Zu den noch offenen Gesetzesvorhaben aus dem Bundesgesundheitsministerium zählt auch das Gesetz zur Schaffung einer Digitalagentur für Gesundheit (GDAG). Dass es noch kommt wie geplant, scheint nach dem Ampel-Aus fraglich. Grundsätzlich begrüßen der AOK-Bundesverband und auch der GKV-Spitzenverband die Pläne, in denen auch eine Verbesserungen bei der digitalen Vermittlung von Arztterminen vorgesehen ist. Kern des GDAG sind aber Kompetenz-Erweiterungen für die Gematik, die die Kassen kritisch sehen.
Heute Nachmittag findet im Gesundheitsausschuss die Anhörung zum GDAG statt. Die Vorstandsvorsitzende des AOK-Bundesverbandes, Dr. Carola Reimann, äußert sich anlässlich des Termins entsprechend. Verbindliche Anforderungen an digitale Plattformen zur Buchung von Terminen seien wünschenswert – zumal angesichts der „Probleme privater Plattformen in puncto Datenschutz und Bevorzugung bestimmter Patientengruppen“.
Daher begrüße man den Auftrag an Kassen und Kassenärztliche Bundesvereinigung (KBV) „zur Schaffung eines bedarfsgerechten und diskriminierungsfreien Zugangs zu Terminen über diese Plattformen“. Die Termine sollten dann allerdings auch direkt in der AOK-App oder auf der AOK-Webseite buchbar sein können. „Dafür müssen die vorhandenen Schnittstellen auch durch die Krankenkassen genutzt werden können.“
Zudem fordert Reimann, dass Arztpraxen verpflichtet werden, ihre Terminkontingente zu übermitteln. „Außerdem muss das Zusammenspiel zwischen den Terminservicestellen und den Online-Plattformen zur Terminbuchung klar geregelt werden.“
Den Umbau der Gematik zur Digitalagentur sieht die AOK kritisch: „Die Pläne atmen den Geist einer Verstaatlichung und weiteren Zentralisierung der Digitalisierung im Gesundheitswesen. Die Gematik agiert zu 93 Prozent auf Basis von Mitteln der Beitragszahlenden, soll aber hoheitliche Aufgaben bekommen und kann somit de facto wie eine dem Gesundheitsministerium unterstellte Behörde agieren. Inhaltliche Steuerung und finanzielle Verantwortung sind damit voneinander getrennt“, befindet Reimann.
„In dieser Konstellation befürchten wir, dass die Wirtschaftlichkeit bei den Entscheidungen der Gematik künftig unter die Räder kommt.

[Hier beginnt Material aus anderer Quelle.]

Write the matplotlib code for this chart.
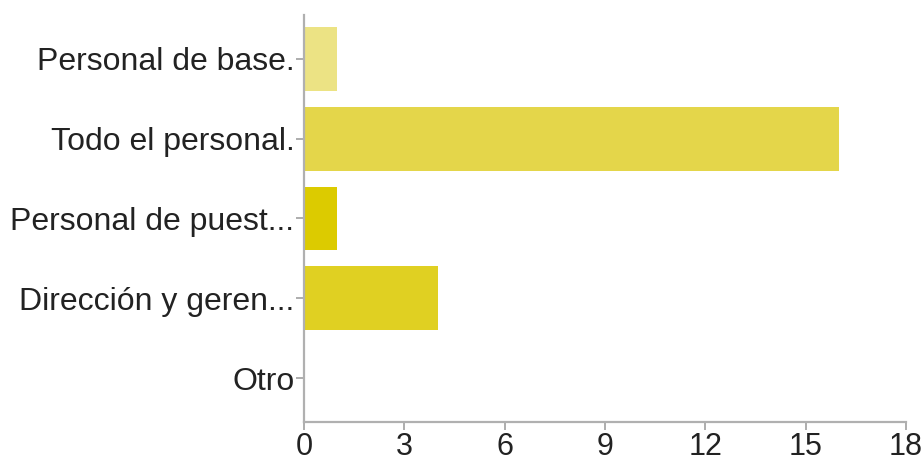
import matplotlib
matplotlib.use("Agg")
import matplotlib.pyplot as plt

# Survey answers and counts (top to bottom)
categories = [
    "Personal de base.",
    "Todo el personal.",
    "Personal de puest...",
    "Dirección y geren...",
    "Otro",
]
counts = [1, 16, 1, 4, 0]
bar_colors = ["#ece384", "#e4d64a", "#dccb00", "#e0d022", "#e0d022"]
xticks = [0, 3, 6, 9, 12, 15, 18]

plt.rcParams["font.family"] = ["Liberation Sans", "DejaVu Sans"]

fig = plt.figure(figsize=(9.24, 4.61), dpi=100)
ax = fig.add_axes([0.329, 0.0846, 0.6515, 0.883])

ypos = list(range(len(categories)))
ax.barh(ypos, counts, height=0.8, color=bar_colors, linewidth=0)

ax.set_xlim(0, 18)
ax.set_ylim(4.55, -0.55)
ax.set_xticks(xticks)
ax.set_xticklabels([str(t) for t in xticks])
ax.set_yticks(ypos)
ax.set_yticklabels(categories)

for side in ["top", "right"]:
    ax.spines[side].set_visible(False)
for side in ["left", "bottom"]:
    ax.spines[side].set_color("#b0b0b0")
    ax.spines[side].set_linewidth(1.6)

ax.tick_params(axis="both", colors="#a0a0a0", length=6, width=1.2,
               labelcolor="#222222")
ax.tick_params(axis="y", pad=1, labelsize=23)
ax.tick_params(axis="x", pad=1, labelsize=22)

fig.savefig("out.png", dpi=100)
plt.close(fig)
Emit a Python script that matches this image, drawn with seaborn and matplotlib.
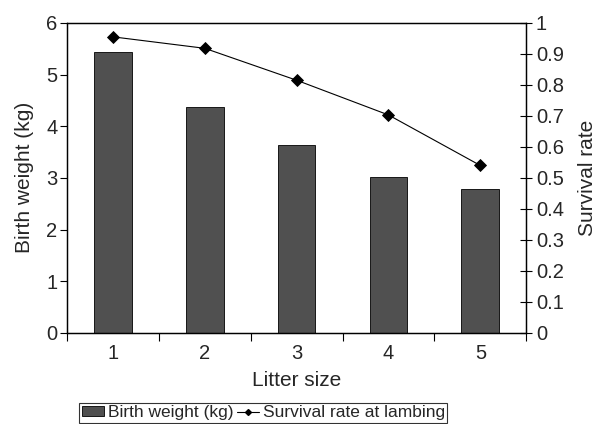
import numpy as np
import pandas as pd
import seaborn as sns
import matplotlib.pyplot as plt
from matplotlib.lines import Line2D
from matplotlib.patches import Patch

# data
litter_size = ["1", "2", "3", "4", "5"]
birth_weight = [5.44, 4.38, 3.63, 3.02, 2.78]
survival_rate = [0.955, 0.918, 0.815, 0.703, 0.540]

sns.set_theme(style="white")
plt.rcParams['font.family'] = ['Liberation Sans', 'DejaVu Sans']

df = pd.DataFrame({"litter": litter_size, "weight": birth_weight, "survival": survival_rate})

fig = plt.figure(figsize=(5.98, 4.24), dpi=100)
ax = fig.add_axes([0.112, 0.215, 0.768, 0.731])

sns.barplot(data=df, x="litter", y="weight", ax=ax, color="#505050",
            width=0.41, edgecolor="black", linewidth=0.6, saturation=1)

ax2 = ax.twinx()
sns.pointplot(data=df, x="litter", y="survival", ax=ax2, color="black",
              markers="D", markersize=6, linewidth=0.8)

ax.set_xlim(-0.5, 4.5)
ax.set_ylim(0, 6)
ax2.set_ylim(0, 1)
ax.set_yticks(range(0, 7))
ax2.set_yticks(np.round(np.arange(0, 1.01, 0.1), 1))
ax2.set_yticklabels(["0", "0.1", "0.2", "0.3", "0.4", "0.5", "0.6", "0.7", "0.8", "0.9", "1"])

ax.set_xlabel("Litter size", fontsize=15, labelpad=6)
ax.set_ylabel("Birth weight (kg)", fontsize=15, labelpad=9)
ax2.set_ylabel("Survival rate", fontsize=15, labelpad=10)

# ticks: labels at category centres, marks at category boundaries
ax.set_xticks(np.arange(-0.5, 5, 1), minor=True)
ax.tick_params(axis="x", which="major", length=0, labelsize=14.5, pad=8)
ax.tick_params(axis="x", which="minor", length=6, width=0.8, color="black", direction="out", bottom=True)
ax.tick_params(axis="y", length=5, width=0.8, color="black", direction="out", left=True, labelsize=14.5, pad=2)
ax2.tick_params(axis="y", length=8, width=0.8, color="black", direction="inout", right=True, labelsize=14.5, pad=3)

for a in (ax, ax2):
    for s in a.spines.values():
        s.set_color("black")
        s.set_linewidth(0.9)

handles = [Patch(facecolor="#505050", edgecolor="black", linewidth=0.6),
           Line2D([], [], color="black", marker="D", markersize=3, linewidth=0.8)]
leg = fig.legend(handles, ["Birth weight (kg)", "Survival rate at lambing"],
                 loc="lower center", bbox_to_anchor=(0.44, -0.018), ncol=2,
                 frameon=True, fancybox=False, fontsize=12.5, handlelength=1.3,
                 handletextpad=0.2, columnspacing=0.2, borderpad=0.15,
                 handleheight=0.45)
leg.get_frame().set_edgecolor("black")
leg.get_frame().set_linewidth(0.8)

fig.savefig("out.png", dpi=100)
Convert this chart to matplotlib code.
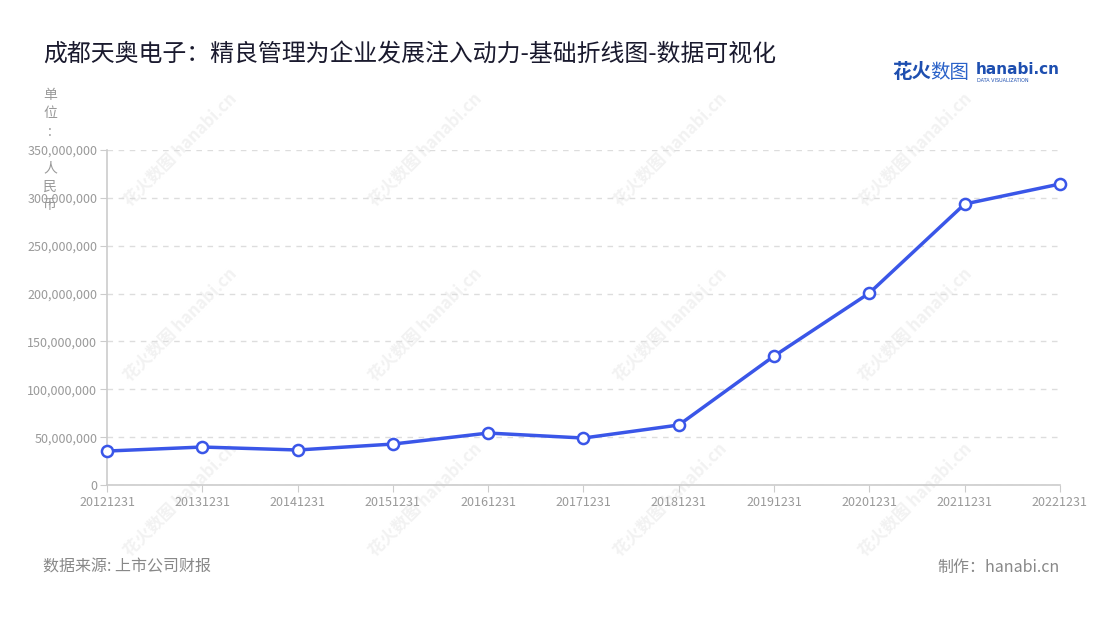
import matplotlib
matplotlib.use('Agg')
from matplotlib import pyplot as plt
from matplotlib.ticker import FuncFormatter

plt.rcParams['font.family'] = ['Noto Sans CJK SC', 'DejaVu Sans']

# data
dates = ['20121231', '20131231', '20141231', '20151231', '20161231', '20171231',
         '20181231', '20191231', '20201231', '20211231', '20221231']
revenue = [35.5e6, 39.7e6, 36.6e6, 42.8e6, 54.3e6, 49.1e6,
           62.7e6, 134.8e6, 200.6e6, 293.6e6, 314.5e6]
yticks = [0, 50e6, 100e6, 150e6, 200e6, 250e6, 300e6, 350e6]

fig = plt.figure(figsize=(11, 6.2), dpi=100)
ax = fig.add_axes([0.0973, 0.2177, 0.8663, 0.5403])

# faint watermarks (behind the axes)
for wx in [180, 425, 670, 915]:
    for wy in [150, 325, 500]:
        fig.text(wx / 1100, 1 - wy / 620, '花火数图 hanabi.cn', rotation=45, fontsize=12,
                 color='#f2f2f2', ha='center', va='center', zorder=-5, fontweight='bold')

x = list(range(len(dates)))
ax.plot(x, revenue, color='#3a56e8', linewidth=2.5, marker='o', markersize=8,
        markerfacecolor='white', markeredgecolor='#3a56e8', markeredgewidth=1.8,
        zorder=5, clip_on=False)

ax.set_xlim(0, len(dates) - 1)
ax.set_ylim(0, 350e6)
ax.set_xticks(x)
ax.set_xticklabels(dates)
ax.set_yticks(yticks)
ax.yaxis.set_major_formatter(FuncFormatter(lambda v, p: '{:,.0f}'.format(v)))
ax.tick_params(axis='both', colors='#cccccc', labelcolor='#999999', labelsize=9, length=5)
ax.tick_params(axis='x', pad=3)
ax.tick_params(axis='y', pad=2)
ax.grid(axis='y', linestyle=(0, (4, 4)), color='#dddddd', linewidth=1)
ax.set_axisbelow(True)
for s in ['top', 'right']:
    ax.spines[s].set_visible(False)
ax.spines['left'].set_color('#cccccc')
ax.spines['bottom'].set_color('#cccccc')
ax.spines['left'].set_linewidth(1.2)
ax.spines['bottom'].set_linewidth(1.2)
ax.patch.set_alpha(0)

fig.text(43 / 1100, 1 - 55 / 620, '成都天奥电子：精良管理为企业发展注入动力-基础折线图-数据可视化',
         fontsize=17.2, color='#1a1a2e', ha='left', va='center')
# unit label, stacked characters
fig.text(50 / 1100, 1 - 88 / 620, '单\n位\n:', fontsize=10, color='#999999',
         ha='center', va='top', linespacing=1.4)
fig.text(50 / 1100, 1 - 161 / 620, '人\n民\n币', fontsize=10, color='#999999',
         ha='center', va='top', linespacing=1.4)

# logo
fig.text(892 / 1100, 1 - 73 / 620, '花火', fontsize=14, color='#1e4fb0',
         fontweight='bold', ha='left', va='center')
fig.text(930 / 1100, 1 - 73 / 620, '数图', fontsize=14, color='#2a62c9',
         ha='left', va='center')
fig.text(976 / 1100, 1 - 70 / 620, 'hanabi.cn', fontsize=11, color='#1e4fb0',
         fontweight='bold', ha='left', va='center', family=['DejaVu Sans'])
fig.text(977 / 1100, 1 - 80 / 620, 'DATA VISUALIZATION', fontsize=3.5, color='#1e4fb0',
         ha='left', va='center', family=['DejaVu Sans'])

fig.text(43 / 1100, 1 - 567 / 620, '数据来源: 上市公司财报', fontsize=11.5, color='#888888',
         ha='left', va='center')
fig.text(1060 / 1100, 1 - 567 / 620, '制作：hanabi.cn', fontsize=11.5, color='#888888',
         ha='right', va='center')

fig.savefig('out.png', dpi=100)
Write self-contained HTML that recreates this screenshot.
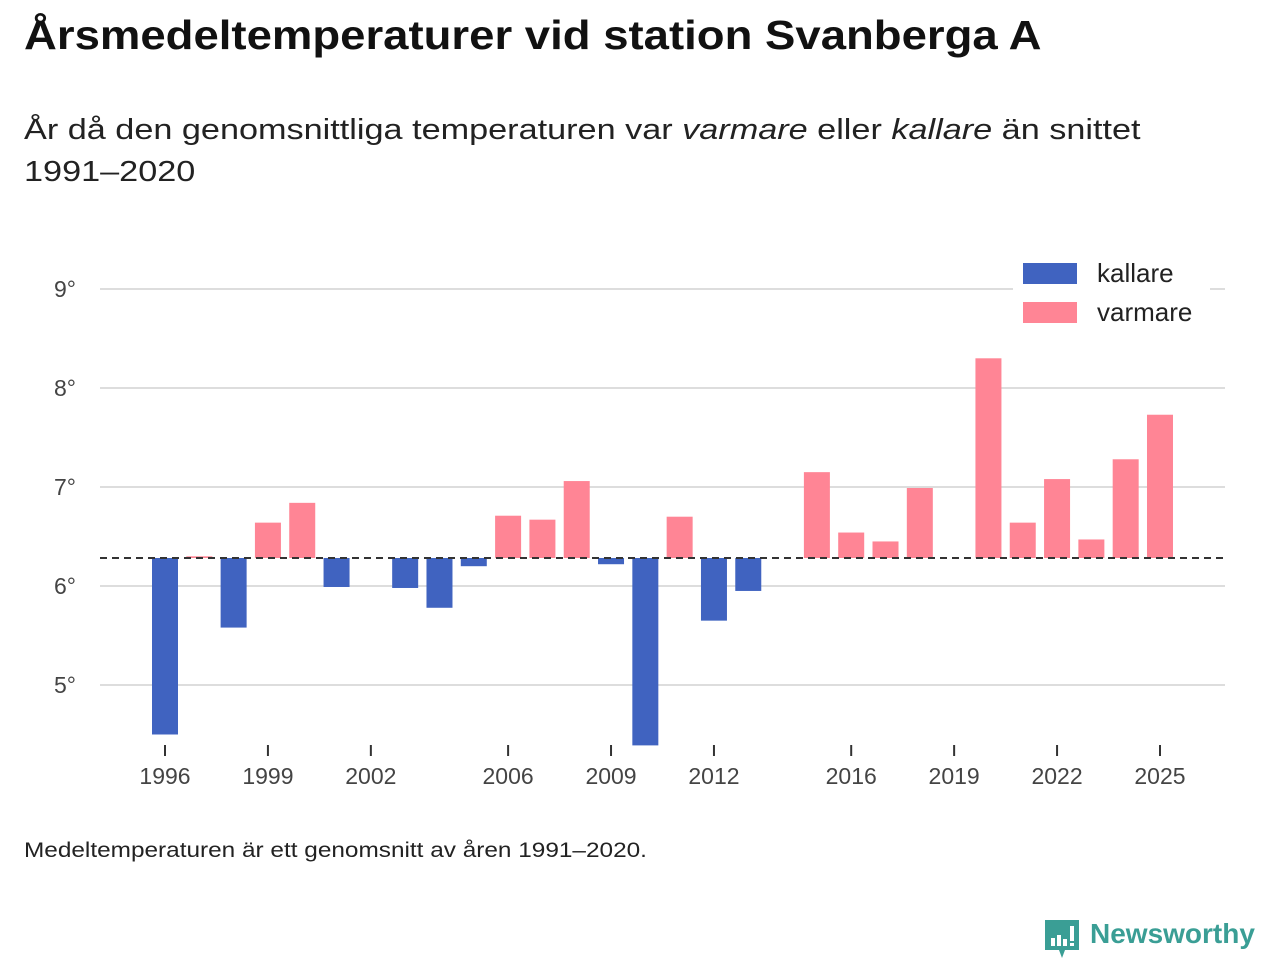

Zudem fehlen uns wettbewerbliche Anreize, wenn das bisherige Marktmodell von zentralen Ausschreibungen der Gematik abgelöst wird. Diese Pläne gehen in die falsche Richtung.“ Stattdessen brauche es mehr Wettbewerb und die Einbindung der Selbstverwaltungs-Partner, um Qualität und Effizienz zu verbinden.
Ähnlich zwiegespalten äußert sich auch der GKV-Spitzenverband in Form seiner Vorstandsvorsitzenden Dr. Doris Pfeiffer. So sei es zu begrüßen, dass mit dem GDAG die Benutzerfreundlichkeit und Leistungsfähigkeit der TI-Anwendungen optimiert und die Digitalisierung vorangetrieben werde. „Der mit diesem Gesetz geplante Umbau der Gematik zur Digitalagentur Gesundheit birgt allerdings erhebliche finanz- und ordnungspolitische Probleme.“
So soll die neu geschaffene Digitalagentur mit eigenen Produkten auftreten, gleichzeitig aber auch die der Marktteilnehmer aus der Industrie zulassen. „Es besteht die große Gefahr, dass der notwendige Wettbewerb um die beste Lösung dadurch beeinträchtigt wird. Die für die Digitalagentur geplante Möglichkeit, eigene Komponenten und Dienste der TI zu betreiben, kann und sollte aufgrund dieses Interessenkonfliktes allenfalls für zentrale Produkte gelten, die nur einmal im System vorhanden beziehungsweise notwendig sind“, so Pfeiffer.